GOAL OF THE EXERCISE:
Reproduce each line of the material exactly, minus any picture.

RECORDED DATA:
-*-*-

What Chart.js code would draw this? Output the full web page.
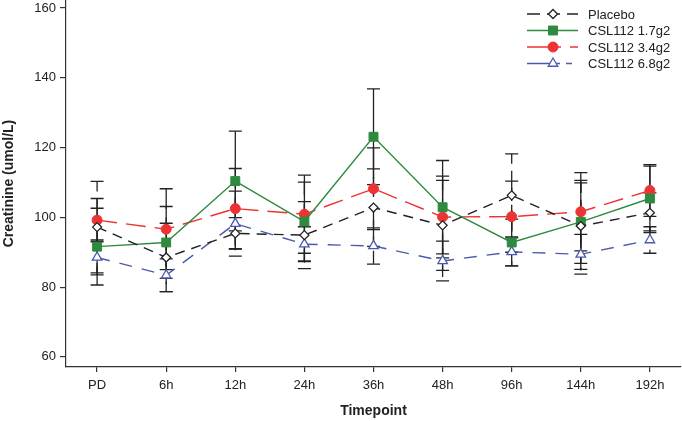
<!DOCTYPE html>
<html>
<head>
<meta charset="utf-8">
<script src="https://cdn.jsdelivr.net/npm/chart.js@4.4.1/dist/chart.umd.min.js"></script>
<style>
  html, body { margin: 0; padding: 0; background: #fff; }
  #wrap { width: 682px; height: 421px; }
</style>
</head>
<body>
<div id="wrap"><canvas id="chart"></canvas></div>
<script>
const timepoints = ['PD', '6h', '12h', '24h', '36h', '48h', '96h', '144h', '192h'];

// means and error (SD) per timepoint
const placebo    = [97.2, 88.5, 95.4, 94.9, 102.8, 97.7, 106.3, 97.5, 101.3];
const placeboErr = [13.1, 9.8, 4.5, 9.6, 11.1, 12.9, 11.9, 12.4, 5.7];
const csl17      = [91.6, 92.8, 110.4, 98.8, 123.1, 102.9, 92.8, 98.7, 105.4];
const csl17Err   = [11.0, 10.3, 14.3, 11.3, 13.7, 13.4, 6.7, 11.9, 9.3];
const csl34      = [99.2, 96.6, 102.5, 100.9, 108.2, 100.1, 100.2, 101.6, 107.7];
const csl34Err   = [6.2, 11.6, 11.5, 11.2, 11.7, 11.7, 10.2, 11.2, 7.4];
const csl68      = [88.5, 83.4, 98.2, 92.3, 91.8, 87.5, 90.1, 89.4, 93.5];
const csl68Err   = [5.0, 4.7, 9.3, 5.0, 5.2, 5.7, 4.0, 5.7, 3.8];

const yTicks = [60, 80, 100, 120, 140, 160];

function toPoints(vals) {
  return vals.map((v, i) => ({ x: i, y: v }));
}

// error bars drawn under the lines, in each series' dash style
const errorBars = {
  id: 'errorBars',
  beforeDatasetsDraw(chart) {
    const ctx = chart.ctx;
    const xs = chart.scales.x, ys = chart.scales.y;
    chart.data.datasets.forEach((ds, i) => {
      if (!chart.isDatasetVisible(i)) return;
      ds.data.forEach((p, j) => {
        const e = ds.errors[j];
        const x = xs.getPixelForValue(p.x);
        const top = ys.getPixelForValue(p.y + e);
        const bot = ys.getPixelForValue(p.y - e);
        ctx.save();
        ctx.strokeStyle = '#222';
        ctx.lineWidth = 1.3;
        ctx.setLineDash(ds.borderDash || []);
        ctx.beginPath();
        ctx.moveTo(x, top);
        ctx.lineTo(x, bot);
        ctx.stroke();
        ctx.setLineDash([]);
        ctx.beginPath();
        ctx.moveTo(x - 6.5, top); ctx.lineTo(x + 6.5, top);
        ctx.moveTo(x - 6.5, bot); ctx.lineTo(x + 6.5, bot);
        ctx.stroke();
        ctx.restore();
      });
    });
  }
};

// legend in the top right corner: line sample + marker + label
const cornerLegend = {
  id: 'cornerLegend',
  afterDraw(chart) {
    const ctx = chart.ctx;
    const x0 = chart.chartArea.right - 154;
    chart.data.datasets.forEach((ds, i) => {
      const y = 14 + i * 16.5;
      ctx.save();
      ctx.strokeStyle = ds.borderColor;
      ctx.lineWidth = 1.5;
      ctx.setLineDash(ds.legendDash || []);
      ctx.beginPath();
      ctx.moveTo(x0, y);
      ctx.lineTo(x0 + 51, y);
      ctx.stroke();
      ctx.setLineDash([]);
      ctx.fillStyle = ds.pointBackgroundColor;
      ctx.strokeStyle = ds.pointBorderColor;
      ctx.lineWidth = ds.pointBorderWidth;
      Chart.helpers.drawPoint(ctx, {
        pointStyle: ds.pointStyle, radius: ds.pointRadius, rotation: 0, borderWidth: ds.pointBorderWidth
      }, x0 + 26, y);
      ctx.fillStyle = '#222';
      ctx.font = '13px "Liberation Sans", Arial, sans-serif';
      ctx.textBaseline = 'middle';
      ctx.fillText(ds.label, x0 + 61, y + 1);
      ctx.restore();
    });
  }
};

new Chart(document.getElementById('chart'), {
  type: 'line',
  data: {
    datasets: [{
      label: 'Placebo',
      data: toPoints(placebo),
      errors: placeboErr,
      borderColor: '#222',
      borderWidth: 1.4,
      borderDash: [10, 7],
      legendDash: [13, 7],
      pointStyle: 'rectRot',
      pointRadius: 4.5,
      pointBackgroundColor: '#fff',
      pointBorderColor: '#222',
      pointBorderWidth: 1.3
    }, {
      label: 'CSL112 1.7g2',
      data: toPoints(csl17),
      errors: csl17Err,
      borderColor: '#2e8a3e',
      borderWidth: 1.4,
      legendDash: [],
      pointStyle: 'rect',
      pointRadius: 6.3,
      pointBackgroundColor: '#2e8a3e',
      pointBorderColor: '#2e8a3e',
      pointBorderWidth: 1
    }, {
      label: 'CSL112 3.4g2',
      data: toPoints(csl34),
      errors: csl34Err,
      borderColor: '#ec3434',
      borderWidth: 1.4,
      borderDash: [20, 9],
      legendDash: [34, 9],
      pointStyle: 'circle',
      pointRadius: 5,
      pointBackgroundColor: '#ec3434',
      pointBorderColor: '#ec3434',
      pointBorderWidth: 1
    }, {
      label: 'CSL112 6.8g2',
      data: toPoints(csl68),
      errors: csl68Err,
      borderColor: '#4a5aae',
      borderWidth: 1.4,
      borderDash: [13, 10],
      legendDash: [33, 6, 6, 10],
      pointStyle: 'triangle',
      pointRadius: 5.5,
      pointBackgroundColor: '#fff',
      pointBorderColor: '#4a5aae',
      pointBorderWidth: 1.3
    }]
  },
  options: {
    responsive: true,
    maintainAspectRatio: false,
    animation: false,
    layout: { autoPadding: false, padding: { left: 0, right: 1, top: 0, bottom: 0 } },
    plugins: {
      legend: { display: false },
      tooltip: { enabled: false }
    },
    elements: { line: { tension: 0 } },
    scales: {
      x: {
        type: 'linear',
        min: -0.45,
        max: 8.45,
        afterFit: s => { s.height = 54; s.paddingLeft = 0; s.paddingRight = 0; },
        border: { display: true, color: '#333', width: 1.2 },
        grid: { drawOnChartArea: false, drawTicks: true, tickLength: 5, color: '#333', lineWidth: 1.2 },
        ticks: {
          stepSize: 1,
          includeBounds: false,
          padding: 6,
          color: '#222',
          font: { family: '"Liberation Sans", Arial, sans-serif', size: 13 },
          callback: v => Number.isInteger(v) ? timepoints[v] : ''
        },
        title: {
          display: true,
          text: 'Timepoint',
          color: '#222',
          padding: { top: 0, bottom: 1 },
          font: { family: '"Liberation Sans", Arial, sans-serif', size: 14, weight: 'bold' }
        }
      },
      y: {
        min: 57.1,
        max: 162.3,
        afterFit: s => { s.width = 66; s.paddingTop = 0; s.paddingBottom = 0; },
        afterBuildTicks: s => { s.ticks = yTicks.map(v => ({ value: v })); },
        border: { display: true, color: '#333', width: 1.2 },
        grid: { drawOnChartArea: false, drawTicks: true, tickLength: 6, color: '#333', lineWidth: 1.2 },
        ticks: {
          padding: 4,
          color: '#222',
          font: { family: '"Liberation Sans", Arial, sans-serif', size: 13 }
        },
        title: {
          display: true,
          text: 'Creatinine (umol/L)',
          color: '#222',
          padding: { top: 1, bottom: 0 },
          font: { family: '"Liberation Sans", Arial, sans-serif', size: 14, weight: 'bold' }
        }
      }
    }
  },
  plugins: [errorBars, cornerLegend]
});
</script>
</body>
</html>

-*-*-

TASK OUTPUT:
What Chart.js code would draw this? Output the full web page.
<!DOCTYPE html>
<html>
<head>
<meta charset="utf-8">
<script src="https://cdn.jsdelivr.net/npm/chart.js@4.4.1/dist/chart.umd.min.js"></script>
<style>
  html, body { margin: 0; padding: 0; background: #fff; }
  #wrap { width: 682px; height: 421px; }
</style>
</head>
<body>
<div id="wrap"><canvas id="chart"></canvas></div>
<script>
const timepoints = ['PD', '6h', '12h', '24h', '36h', '48h', '96h', '144h', '192h'];

// means and error (SD) per timepoint
const placebo    = [97.2, 88.5, 95.4, 94.9, 102.8, 97.7, 106.3, 97.5, 101.3];
const placeboErr = [13.1, 9.8, 4.5, 9.6, 11.1, 12.9, 11.9, 12.4, 5.7];
const csl17      = [91.6, 92.8, 110.4, 98.8, 123.1, 102.9, 92.8, 98.7, 105.4];
const csl17Err   = [11.0, 10.3, 14.3, 11.3, 13.7, 13.4, 6.7, 11.9, 9.3];
const csl34      = [99.2, 96.6, 102.5, 100.9, 108.2, 100.1, 100.2, 101.6, 107.7];
const csl34Err   = [6.2, 11.6, 11.5, 11.2, 11.7, 11.7, 10.2, 11.2, 7.4];
const csl68      = [88.5, 83.4, 98.2, 92.3, 91.8, 87.5, 90.1, 89.4, 93.5];
const csl68Err   = [5.0, 4.7, 9.3, 5.0, 5.2, 5.7, 4.0, 5.7, 3.8];

const yTicks = [60, 80, 100, 120, 140, 160];

function toPoints(vals) {
  return vals.map((v, i) => ({ x: i, y: v }));
}

// error bars drawn under the lines, in each series' dash style
const errorBars = {
  id: 'errorBars',
  beforeDatasetsDraw(chart) {
    const ctx = chart.ctx;
    const xs = chart.scales.x, ys = chart.scales.y;
    chart.data.datasets.forEach((ds, i) => {
      if (!chart.isDatasetVisible(i)) return;
      ds.data.forEach((p, j) => {
        const e = ds.errors[j];
        const x = xs.getPixelForValue(p.x);
        const top = ys.getPixelForValue(p.y + e);
        const bot = ys.getPixelForValue(p.y - e);
        ctx.save();
        ctx.strokeStyle = '#222';
        ctx.lineWidth = 1.3;
        ctx.setLineDash(ds.borderDash || []);
        ctx.beginPath();
        ctx.moveTo(x, top);
        ctx.lineTo(x, bot);
        ctx.stroke();
        ctx.setLineDash([]);
        ctx.beginPath();
        ctx.moveTo(x - 6.5, top); ctx.lineTo(x + 6.5, top);
        ctx.moveTo(x - 6.5, bot); ctx.lineTo(x + 6.5, bot);
        ctx.stroke();
        ctx.restore();
      });
    });
  }
};

// legend in the top right corner: line sample + marker + label
const cornerLegend = {
  id: 'cornerLegend',
  afterDraw(chart) {
    const ctx = chart.ctx;
    const x0 = chart.chartArea.right - 154;
    chart.data.datasets.forEach((ds, i) => {
      const y = 14 + i * 16.5;
      ctx.save();
      ctx.strokeStyle = ds.borderColor;
      ctx.lineWidth = 1.5;
      ctx.setLineDash(ds.legendDash || []);
      ctx.beginPath();
      ctx.moveTo(x0, y);
      ctx.lineTo(x0 + 51, y);
      ctx.stroke();
      ctx.setLineDash([]);
      ctx.fillStyle = ds.pointBackgroundColor;
      ctx.strokeStyle = ds.pointBorderColor;
      ctx.lineWidth = ds.pointBorderWidth;
      Chart.helpers.drawPoint(ctx, {
        pointStyle: ds.pointStyle, radius: ds.pointRadius, rotation: 0, borderWidth: ds.pointBorderWidth
      }, x0 + 26, y);
      ctx.fillStyle = '#222';
      ctx.font = '13px "Liberation Sans", Arial, sans-serif';
      ctx.textBaseline = 'middle';
      ctx.fillText(ds.label, x0 + 61, y + 1);
      ctx.restore();
    });
  }
};

new Chart(document.getElementById('chart'), {
  type: 'line',
  data: {
    datasets: [{
      label: 'Placebo',
      data: toPoints(placebo),
      errors: placeboErr,
      borderColor: '#222',
      borderWidth: 1.4,
      borderDash: [10, 7],
      legendDash: [13, 7],
      pointStyle: 'rectRot',
      pointRadius: 4.5,
      pointBackgroundColor: '#fff',
      pointBorderColor: '#222',
      pointBorderWidth: 1.3
    }, {
      label: 'CSL112 1.7g2',
      data: toPoints(csl17),
      errors: csl17Err,
      borderColor: '#2e8a3e',
      borderWidth: 1.4,
      legendDash: [],
      pointStyle: 'rect',
      pointRadius: 6.3,
      pointBackgroundColor: '#2e8a3e',
      pointBorderColor: '#2e8a3e',
      pointBorderWidth: 1
    }, {
      label: 'CSL112 3.4g2',
      data: toPoints(csl34),
      errors: csl34Err,
      borderColor: '#ec3434',
      borderWidth: 1.4,
      borderDash: [20, 9],
      legendDash: [34, 9],
      pointStyle: 'circle',
      pointRadius: 5,
      pointBackgroundColor: '#ec3434',
      pointBorderColor: '#ec3434',
      pointBorderWidth: 1
    }, {
      label: 'CSL112 6.8g2',
      data: toPoints(csl68),
      errors: csl68Err,
      borderColor: '#4a5aae',
      borderWidth: 1.4,
      borderDash: [13, 10],
      legendDash: [33, 6, 6, 10],
      pointStyle: 'triangle',
      pointRadius: 5.5,
      pointBackgroundColor: '#fff',
      pointBorderColor: '#4a5aae',
      pointBorderWidth: 1.3
    }]
  },
  options: {
    responsive: true,
    maintainAspectRatio: false,
    animation: false,
    layout: { autoPadding: false, padding: { left: 0, right: 1, top: 0, bottom: 0 } },
    plugins: {
      legend: { display: false },
      tooltip: { enabled: false }
    },
    elements: { line: { tension: 0 } },
    scales: {
      x: {
        type: 'linear',
        min: -0.45,
        max: 8.45,
        afterFit: s => { s.height = 54; s.paddingLeft = 0; s.paddingRight = 0; },
        border: { display: true, color: '#333', width: 1.2 },
        grid: { drawOnChartArea: false, drawTicks: true, tickLength: 5, color: '#333', lineWidth: 1.2 },
        ticks: {
          stepSize: 1,
          includeBounds: false,
          padding: 6,
          color: '#222',
          font: { family: '"Liberation Sans", Arial, sans-serif', size: 13 },
          callback: v => Number.isInteger(v) ? timepoints[v] : ''
        },
        title: {
          display: true,
          text: 'Timepoint',
          color: '#222',
          padding: { top: 0, bottom: 1 },
          font: { family: '"Liberation Sans", Arial, sans-serif', size: 14, weight: 'bold' }
        }
      },
      y: {
        min: 57.1,
        max: 162.3,
        afterFit: s => { s.width = 66; s.paddingTop = 0; s.paddingBottom = 0; },
        afterBuildTicks: s => { s.ticks = yTicks.map(v => ({ value: v })); },
        border: { display: true, color: '#333', width: 1.2 },
        grid: { drawOnChartArea: false, drawTicks: true, tickLength: 6, color: '#333', lineWidth: 1.2 },
        ticks: {
          padding: 4,
          color: '#222',
          font: { family: '"Liberation Sans", Arial, sans-serif', size: 13 }
        },
        title: {
          display: true,
          text: 'Creatinine (umol/L)',
          color: '#222',
          padding: { top: 1, bottom: 0 },
          font: { family: '"Liberation Sans", Arial, sans-serif', size: 14, weight: 'bold' }
        }
      }
    }
  },
  plugins: [errorBars, cornerLegend]
});
</script>
</body>
</html>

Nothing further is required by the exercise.